Stuck in the middle? Mid-market ‘well-supported’ as big and small ends struggle

Fast-growing software firms are struggling to raise financing, while mature technology businesses are doing better.

Good morning Eurohubsters, Craig McGlashan here with the first Dealflow of the week.

It’s no secret that credit conditions are tightening across much of the world, as central banks raise interest rates to combat rampant inflation. But this trend is having different impacts across the private equity investment spectrum, one investment banker told me – something that’s reflected in some of the deals we’ve seen over the last few days.

Too big? Will fail. The large investment banks don’t want to lend for big M&A deals as they already have bonds stuck in their inventory that they can’t shift to end investors and don’t want to add more, the investment banker explained. While that is putting a brake on jumbo-sized deals, “the mid-market is still well supported”, he told me.

We’ve certainly been seeing plenty mid-market deals of late.

Gilde Healthcare’s private equity business invests in European lower mid-market healthcare companies. It announced its intention to buy Sanquin Reagents, a producer and seller of blood group and immune system reagents, in late August, and we found out a little more about Gilde’s plans for the firm this morning.

The private equity firm has cash to bring to help the firm grow, partner Hugo de Bruin told PE Hub Europes Nina Lindholm.

“We have plenty of funds available to build this out, invest in new equipment and further scale it up,” de Bruin said.

Amsterdam-based Sanquin Reagents operates in the field of haematology and immunology reagents, supplying tests to laboratories for medical diagnostics and research.

SHS built out Sanquin Reagents in the past five years to a level where de Bruin said it needs more investment to scale up. “It’s a setting in which there are a few customers that have worldwide coverage, and they want to do a lot more with these reagents,” he said. “It’s for us now to build out these commercial relationships and build out their production facilities because that’s the main driver of the growth case.”

Gilde’s investment will support the growth of Sanquin Reagent’s research team, building on its specialist knowledge, and boost the production of diagnostic tests.

When it comes time to sell Sanquin Reagents, Utrecht-based Gilde is confident of finding buyers. While 75 percent of Gilde’s deals are proprietary, according to de Bruin, on the Sanquin deal it had to beat several bidders in strategic and financial terms. De Bruin expects the interest, including cross border, to increase as the company grows.

You can read the whole interview with de Bruin here.

Maturity.
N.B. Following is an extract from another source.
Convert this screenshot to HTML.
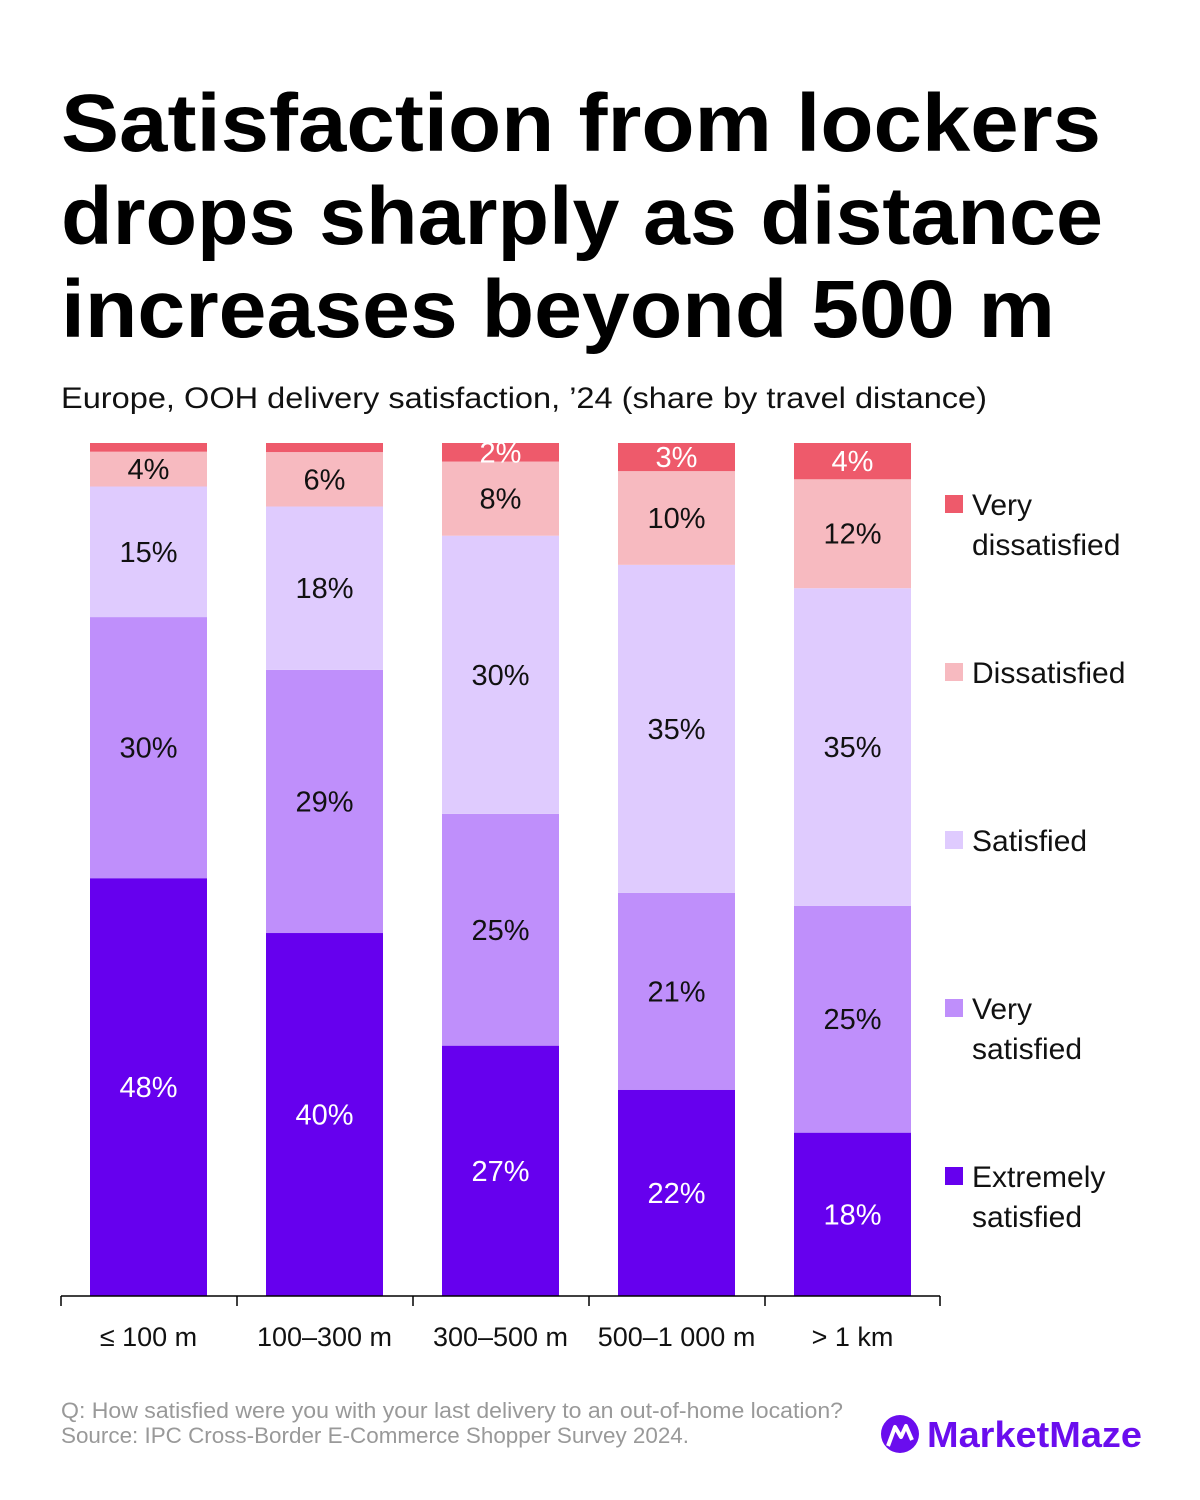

On the subject of growth, the investment banker also told me that in the tech sector, too much growth may not be a good thing right now.

Fast-growing software firms are struggling to raise financing, he said, while mature technology businesses – such IT services and data centres – are doing better, even though energy-hungry data centres are faced with the headwind of rocketing electricity prices.

One private equity company looking to grow its technology footprint is Main Capital Partners, which is headquartered in The Hague but has just announced plans to expand in Belgium.

PE Hub Europe’s David Wansboro writes that the firm said its new office in Antwerp would strengthen its position as a strategic software investor in the Benelux region.

“Since the foundation of Main, we have invested in more than 100 software companies,” said Pieter van Bodegraven, managing partner Benelux at Main. “However, the Belgian market remained underexposed for us, but also in this market we see beautiful and innovative software companies that fit well with our investment criteria. By opening an office in Antwerp, we now want to change this through local presence and targeted focus. We are already in contact with various parties and expect to realise our first investment in Belgium in the short term.”

Getting real. Finally, we’ve written a lot lately about how some funds are finding it trickier to exit deals, with financing conditions getting trickier and valuations being harder to hammer down.

On Saturday, the Financial Times reported that BC Partners and Pollen Street Capital had put plans for the sale of UK challenger bank Shawbrook on hold after failing to attract bids matching their £2 billion ($2.3 billion; €2.3 billion) target.

But despite that, the investment banker I spoke to said pricing expectations for exits were generally becoming “a bit more realistic”.

One of the most recent exits we’ve seen was Equistone selling its majority stake in the Organisation for Refugee Services (ORS) late last week to Serco Group, an international governmental service provider.

ORS is headquartered in Zurich and offers immigration services with a focus on public customers and governments in Switzerland, Germany, Austria and Italy.

London-based Equistone operates across the Benelux, France, Germany, Switzerland and the UK.

Serco Group is headquartered in Hook, England.

That’s it from me – speak to you on Tuesday.